Setups and payoffs are one of the crucial tools filmmakers use to both engage and reward the audience. Yet setups are not meant for exposition. They must stand on their own in order to work.
Setups and payoffs are crucial tools for a filmmaker.
They help your film feel fluid. Have you ever watched a movie that felt a little disjointed? More episodic than a cohesive story? Setups and payoffs can be a glue that helps your scenes stick together.
Setups and Payoffs also keep your audience closely involved in your story. They make your audience feel smart. Feel rewarded. Think back to a time when you “figured something out” in a movie. How’d that make you feel? Good right?
You need to give your audience this same experience.
Setups help your audience feel smart. Feel rewarded.
There are two main types of setups:
2) Just for Fun
Imperative setups are required for something later in your film to make sense. Want your hero to pull open a drawer and find a gun at the end? You’d better set that up at the beginning. Otherwise, your audience is going to call foul.
But here’s the trick: Setups must be entertaining, not exposition.
You can’t throw in setups that don’t provide story or character value. Meaning, if you took away the payoff, the setup should still stand on its own.
Example from Jaws:
Chief Brody kills the shark by shooting a scuba tank that explodes, right?
We buy this because earlier in the film, Hooper freaks out when they drop one of his scuba tanks. He rants about how they’re highly pressurized and dangerous. So later when we see the tank explode, we just accept it.
The setup worked as a stand alone event because there was conflict between Hooper and Quint, the captain of the boat. Quint thought Hooper’s tech stuff was dumb and useless. So when the scuba tank isn’t treated with respect, it’s natural for Hooper to lose it.
You can’t throw in setups that don’t provide story or character value. A setup must stand on it’s own.
And the beauty of this entire setup in Jaws?
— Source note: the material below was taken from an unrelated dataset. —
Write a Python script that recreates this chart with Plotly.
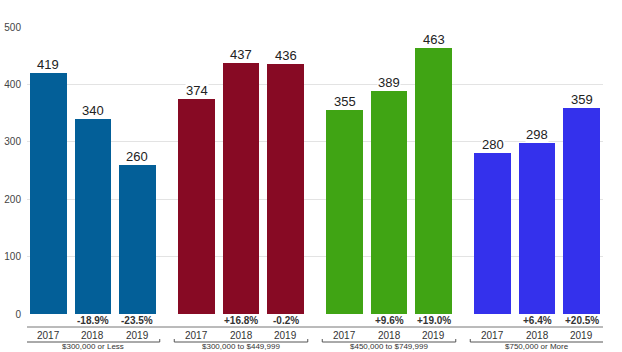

In real life scuba tanks can’t explode if you shoot them. Spielberg (or the writer) knew they had to set this up or the entire ending of Jaws wasn’t gonna work.
Yikes, right? If nothing else shows the power of a setup, this does.
So what’s an example of a just for fun setup?
An excellent one is found in Cast Away. Chuck Noland has a tooth issue at the beginning of the film, and this has a massive payoff later when he’s stuck on an island and has to play dentist all on his own. This didn’t change the story in any way, but it added drama that I guarantee made every audience member squirm.
Another fun setup and payoff is found in Jurassic Park. When they’re in the helicopter Dr. Grant can’t find the correct ends for his seat belt, so he takes two female ends and ties them together.
This worked independently because it fit his personality. He hated technology and gadgets. He lives in the past, not the present. Anything modern just doesn’t work for him. So this was a comedic character moment.
However, it’s an incredible setup for the end of the film when they realize nature would find a way, and babies were born even though all of the dinosaurs on the island were bred as females.
This setup wasn’t required for the ending to make sense. But it was a fun setup for those audience members who were paying attention.
My absolute favorite setup is also found in Cast Away. If you haven’t watched the movie, I’m not going to ruin the setup and payoff for you. But it’s subtle and incredible because it makes you as an audience member feel really, really smart when you figure it out.
This was a gem that Robert Zemeckis put in his film for audience members who were really paying attention to the story. I’ll give you a hint, it has to do with angel wings.